Dips are such a big part of the Greek menu, no self respecting Meze would be without them. Traditional Tzatziki made with cucumber has to be one of the most popular dips in the world, but there is nothing to say you can’t change things around a bit here and there and give tradition a little nadge and a twist. This Beetroot Tzatziki makes a great Meze dish or just as a dip with a packet of crispts in front of the telly.
There is not much to this recipe really, beetroot is your main componant and you have a couple of choices here. You can roast your own beets and then peel them and use these, but if you are short on time and cullinary determination then head for the supermarket and buy cooked beets that are vacuum packed but make sure they do not have any vinegar etc in them, just plain beetroot.
I love quick and easy recipes that are just a case of whazzing together a few perfectly chosen ingredients and coming up with something so tasty it will have you scraping the bowl and making more immediately. This beetroot tzatziki is a case in point. Once you have your beetroot sorted out it is really just a case of whazzing everything up in your food processor.

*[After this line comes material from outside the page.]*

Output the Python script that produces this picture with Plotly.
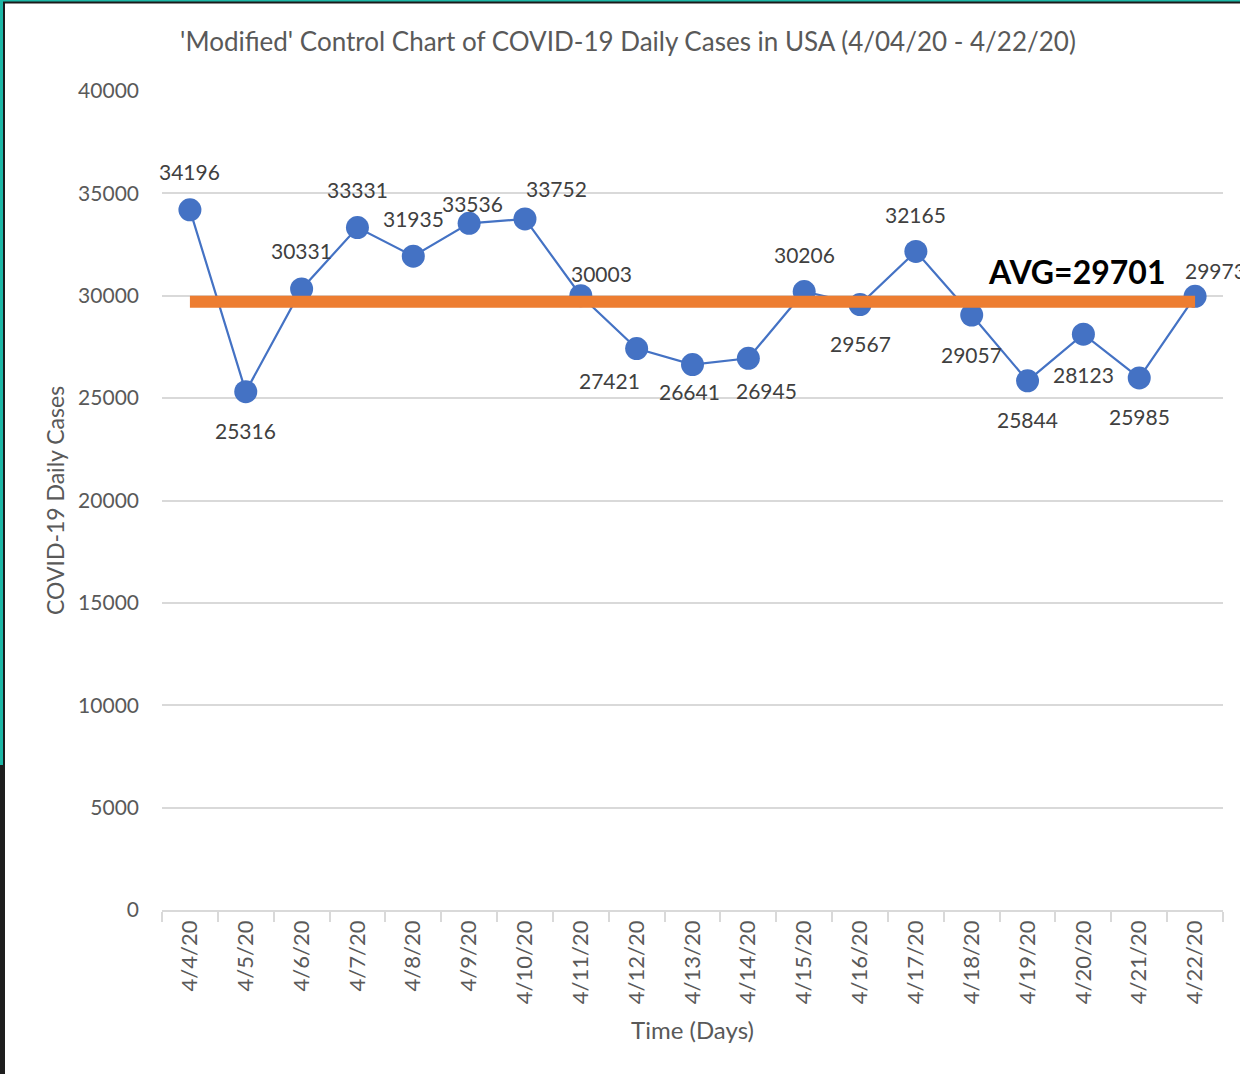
import plotly.graph_objects as go

dates = ["4/4/20", "4/5/20", "4/6/20", "4/7/20", "4/8/20", "4/9/20", "4/10/20",
         "4/11/20", "4/12/20", "4/13/20", "4/14/20", "4/15/20", "4/16/20",
         "4/17/20", "4/18/20", "4/19/20", "4/20/20", "4/21/20", "4/22/20"]
cases = [34196, 25316, 30331, 33331, 31935, 33536, 33752, 30003, 27421, 26641,
         26945, 30206, 29567, 32165, 29057, 25844, 28123, 25985, 29973]
avg_value = 29701
y_ticks = [0, 5000, 10000, 15000, 20000, 25000, 30000, 35000, 40000]

# label offsets (pixels) relative to each point
label_dx = [0, 0, 0, 0, 0, 3, 32, 21, -27, -3, 18, 0, 0, 0, 0, 0, 0, 0, 20]
label_dy = [38, -39, 38, 38, 38, 20, 30, 22, -32, -27, -32, 37, -39, 37, -39, -39, -40, -39, 26]

FONT = "Lato"
GRAY = "#595959"
BLUE = "#4472C4"
ORANGE = "#ED7D31"

fig = go.Figure()
fig.add_trace(go.Scatter(
    x=dates, y=cases, mode="lines+markers",
    line=dict(color=BLUE, width=2.2),
    marker=dict(color=BLUE, size=23),
    hoverinfo="x+y", showlegend=False,
))
fig.add_trace(go.Scatter(
    x=[dates[0], dates[-1]], y=[avg_value, avg_value], mode="lines",
    line=dict(color=ORANGE, width=12),
    showlegend=False, hoverinfo="y",
))

annotations = []
for d, v, dx, dy in zip(dates, cases, label_dx, label_dy):
    annotations.append(dict(
        x=d, y=v, text=str(v), showarrow=False, xshift=dx, yshift=dy,
        font=dict(family=FONT, size=21, color="#404040"),
    ))
annotations.append(dict(
    x=dates[16], y=avg_value, text="<b>AVG=" + str(avg_value) + "</b>",
    showarrow=False, xshift=-7, yshift=30,
    font=dict(family=FONT, size=32, color="#000000"),
))

W, H = 1240, 1074
L, R, T, B = 162, 17, 91, 164
pw, ph = W - L - R, H - T - B

def px_x(p):
    return (p - L) / pw

def px_y(p):
    return (H - B - p) / ph

shapes = [
    dict(type="rect", xref="paper", yref="paper", x0=px_x(0), x1=px_x(W), y0=px_y(0), y1=px_y(2),
         fillcolor="#1DB7A6", line_width=0, layer="above"),
    dict(type="line", xref="paper", yref="paper", x0=px_x(3), x1=px_x(W), y0=px_y(2.5), y1=px_y(2.5),
         line=dict(color="#1a1a1a", width=2), layer="above"),
    dict(type="rect", xref="paper", yref="paper", x0=px_x(0), x1=px_x(3), y0=px_y(0), y1=px_y(765),
         fillcolor="#1DB7A6", line_width=0, layer="above"),
    dict(type="rect", xref="paper", yref="paper", x0=px_x(0), x1=px_x(5), y0=px_y(765), y1=px_y(H),
         fillcolor="#1e1e1e", line_width=0, layer="above"),
    dict(type="line", xref="paper", yref="paper", x0=px_x(4), x1=px_x(4), y0=px_y(2), y1=px_y(765),
         line=dict(color="#1a1a1a", width=2), layer="above"),
]

fig.update_layout(
    width=W, height=H,
    margin=dict(l=L, r=R, t=T, b=B, autoexpand=False),
    paper_bgcolor="white", plot_bgcolor="white",
    font=dict(family=FONT, color=GRAY),
    title=dict(
        text="'Modified' Control Chart of COVID-19 Daily Cases in USA (4/04/20 - 4/22/20)",
        x=628 / W, xanchor="center", y=1 - 42 / H, yanchor="middle",
        font=dict(family=FONT, size=26, color=GRAY),
    ),
    xaxis=dict(
        type="category", range=[-0.5, 18.5],
        showgrid=False, showline=True, linecolor="#d9d9d9", linewidth=1.5,
        ticks="outside", tickson="boundaries", ticklen=10, tickcolor="#d9d9d9", tickwidth=1.5,
        tickangle=-90, tickfont=dict(family=FONT, size=22, color=GRAY),
        title=dict(text="Time (Days)", font=dict(family=FONT, size=24, color=GRAY), standoff=19),
        zeroline=False, fixedrange=True,
    ),
    yaxis=dict(
        range=[0, 40000], tickvals=y_ticks, ticktext=[str(t) for t in y_ticks],
        showgrid=True, gridcolor="#d9d9d9", gridwidth=1.5, zeroline=False,
        showline=False, ticks="", ticklabelstandoff=22,
        tickfont=dict(family=FONT, size=21, color=GRAY),
        title=dict(text="COVID-19 Daily Cases", font=dict(family=FONT, size=23, color=GRAY), standoff=7),
        fixedrange=True,
    ),
    annotations=annotations,
    shapes=shapes,
)

fig.write_html("out.html", config={"displayModeBar": False},
               post_script="document.body.style.margin='0';document.body.style.overflow='hidden';")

I then like to cover my dip with clingfilm and pop it in the fridge for 30 mins to 1 hour to really let the flavours mingle and develop properly before serving.

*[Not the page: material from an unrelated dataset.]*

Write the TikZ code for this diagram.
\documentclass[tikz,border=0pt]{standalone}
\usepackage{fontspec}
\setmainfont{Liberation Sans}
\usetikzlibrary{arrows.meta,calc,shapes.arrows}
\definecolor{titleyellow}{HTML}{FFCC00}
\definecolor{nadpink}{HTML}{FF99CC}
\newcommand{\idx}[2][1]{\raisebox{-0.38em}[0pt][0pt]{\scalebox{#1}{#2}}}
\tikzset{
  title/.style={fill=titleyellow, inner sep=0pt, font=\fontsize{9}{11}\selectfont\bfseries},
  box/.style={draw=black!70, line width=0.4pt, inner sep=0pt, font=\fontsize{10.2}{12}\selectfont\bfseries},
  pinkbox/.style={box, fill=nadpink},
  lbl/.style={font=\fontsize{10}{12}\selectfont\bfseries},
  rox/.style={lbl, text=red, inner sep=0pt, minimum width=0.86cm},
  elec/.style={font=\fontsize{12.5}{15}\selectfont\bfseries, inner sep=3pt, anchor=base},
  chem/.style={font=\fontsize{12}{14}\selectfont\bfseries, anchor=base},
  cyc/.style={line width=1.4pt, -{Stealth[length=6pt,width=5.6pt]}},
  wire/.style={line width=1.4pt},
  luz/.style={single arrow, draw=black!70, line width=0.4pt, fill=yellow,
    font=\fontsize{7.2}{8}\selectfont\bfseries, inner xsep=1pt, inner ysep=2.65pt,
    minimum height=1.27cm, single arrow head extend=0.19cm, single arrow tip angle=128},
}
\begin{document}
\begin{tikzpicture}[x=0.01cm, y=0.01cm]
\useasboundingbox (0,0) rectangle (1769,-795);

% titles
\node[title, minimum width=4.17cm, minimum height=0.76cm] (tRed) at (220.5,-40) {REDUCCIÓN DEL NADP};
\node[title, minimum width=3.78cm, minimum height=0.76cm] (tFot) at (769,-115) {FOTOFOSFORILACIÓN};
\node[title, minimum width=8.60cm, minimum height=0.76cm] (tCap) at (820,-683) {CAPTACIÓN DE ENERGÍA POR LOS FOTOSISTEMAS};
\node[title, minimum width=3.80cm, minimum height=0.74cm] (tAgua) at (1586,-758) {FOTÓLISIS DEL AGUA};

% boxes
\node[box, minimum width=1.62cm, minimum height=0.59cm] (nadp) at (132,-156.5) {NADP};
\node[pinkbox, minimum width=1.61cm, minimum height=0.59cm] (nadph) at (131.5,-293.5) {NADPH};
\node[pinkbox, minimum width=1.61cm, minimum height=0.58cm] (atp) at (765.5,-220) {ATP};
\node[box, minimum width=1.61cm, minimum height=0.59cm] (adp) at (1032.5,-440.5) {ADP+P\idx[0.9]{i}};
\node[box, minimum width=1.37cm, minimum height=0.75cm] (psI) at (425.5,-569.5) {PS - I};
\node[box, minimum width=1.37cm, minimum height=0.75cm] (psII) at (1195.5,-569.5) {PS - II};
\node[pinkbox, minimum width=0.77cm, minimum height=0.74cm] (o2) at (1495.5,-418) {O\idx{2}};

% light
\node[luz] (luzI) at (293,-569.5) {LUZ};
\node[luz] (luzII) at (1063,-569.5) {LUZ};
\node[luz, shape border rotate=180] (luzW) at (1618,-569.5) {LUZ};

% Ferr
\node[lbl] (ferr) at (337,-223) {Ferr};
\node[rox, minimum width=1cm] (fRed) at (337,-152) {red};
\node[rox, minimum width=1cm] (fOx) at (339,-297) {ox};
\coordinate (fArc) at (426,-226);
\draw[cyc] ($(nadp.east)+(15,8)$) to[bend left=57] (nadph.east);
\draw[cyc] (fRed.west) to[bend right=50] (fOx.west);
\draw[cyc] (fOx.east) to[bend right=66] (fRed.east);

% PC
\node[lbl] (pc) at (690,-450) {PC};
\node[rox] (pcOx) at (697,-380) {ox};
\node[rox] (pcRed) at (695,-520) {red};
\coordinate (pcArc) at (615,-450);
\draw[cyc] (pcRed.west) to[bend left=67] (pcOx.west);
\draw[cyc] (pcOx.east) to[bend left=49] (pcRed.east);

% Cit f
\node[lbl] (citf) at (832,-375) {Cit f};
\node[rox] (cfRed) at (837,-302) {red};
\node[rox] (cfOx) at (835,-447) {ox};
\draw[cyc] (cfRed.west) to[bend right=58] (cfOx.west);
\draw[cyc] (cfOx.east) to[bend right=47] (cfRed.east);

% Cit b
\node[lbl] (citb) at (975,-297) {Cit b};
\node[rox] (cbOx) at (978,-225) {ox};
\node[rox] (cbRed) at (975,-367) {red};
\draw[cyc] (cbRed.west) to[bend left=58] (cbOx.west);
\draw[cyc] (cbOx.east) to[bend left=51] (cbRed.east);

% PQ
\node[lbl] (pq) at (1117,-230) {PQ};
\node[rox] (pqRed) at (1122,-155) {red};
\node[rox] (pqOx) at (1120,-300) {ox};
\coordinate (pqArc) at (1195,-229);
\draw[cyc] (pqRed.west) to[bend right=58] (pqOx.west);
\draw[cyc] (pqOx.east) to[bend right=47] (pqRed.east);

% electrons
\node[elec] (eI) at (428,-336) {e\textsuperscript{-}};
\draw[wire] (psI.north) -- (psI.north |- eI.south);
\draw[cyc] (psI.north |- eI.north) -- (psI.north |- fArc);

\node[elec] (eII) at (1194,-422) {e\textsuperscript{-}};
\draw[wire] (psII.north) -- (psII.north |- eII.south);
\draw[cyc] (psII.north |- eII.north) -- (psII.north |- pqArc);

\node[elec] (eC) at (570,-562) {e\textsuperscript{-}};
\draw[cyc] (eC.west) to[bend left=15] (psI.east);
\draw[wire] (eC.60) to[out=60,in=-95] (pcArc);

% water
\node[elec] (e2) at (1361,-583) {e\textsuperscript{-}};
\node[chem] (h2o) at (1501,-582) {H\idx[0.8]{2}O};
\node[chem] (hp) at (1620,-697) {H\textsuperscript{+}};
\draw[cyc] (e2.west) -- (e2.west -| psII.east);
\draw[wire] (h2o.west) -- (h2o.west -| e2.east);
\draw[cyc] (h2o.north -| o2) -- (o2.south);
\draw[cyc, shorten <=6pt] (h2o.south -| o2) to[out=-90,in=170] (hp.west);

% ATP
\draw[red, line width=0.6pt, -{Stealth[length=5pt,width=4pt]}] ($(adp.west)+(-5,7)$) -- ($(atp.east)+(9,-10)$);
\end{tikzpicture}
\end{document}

I serve my Beetroot Tzatziki with a sprinkling of chopped dill and a few extra little cubes of beetroot and a wee drizzle of good olive oil.
- 3 fresh beetroot
- olive oil
- salt and pepper
- 3 tbsp Greek yogurt
- 1 clove garlic minced
- zest and juice of half a lemon
- ½ small red onion minced
- ½ tsp chopped fresh chilli minced
- 1 tsp chopped fresh dill
- 1 tbsp olive oil
- Preheat oven at 200C/400F/Gas 6
- Place beetroots in a small oven tray with the oil and salt and pepper and cover with foil, roast for 1 hour.
- Remove from oven and cool before peeling off skin and chopping, reserve about a tablespoon of tiny cubes of beetroot to decortate dish.
- Whazz the beetroot and all other ingredients apart from the olive oil in food processor.
- Chill dip in fridge for 30-60 minutes covered in clingfilm to allow flavours to develop.
- Serve with scattered cubes of beetroot and a few fronds of dill and a swirl of olive oil.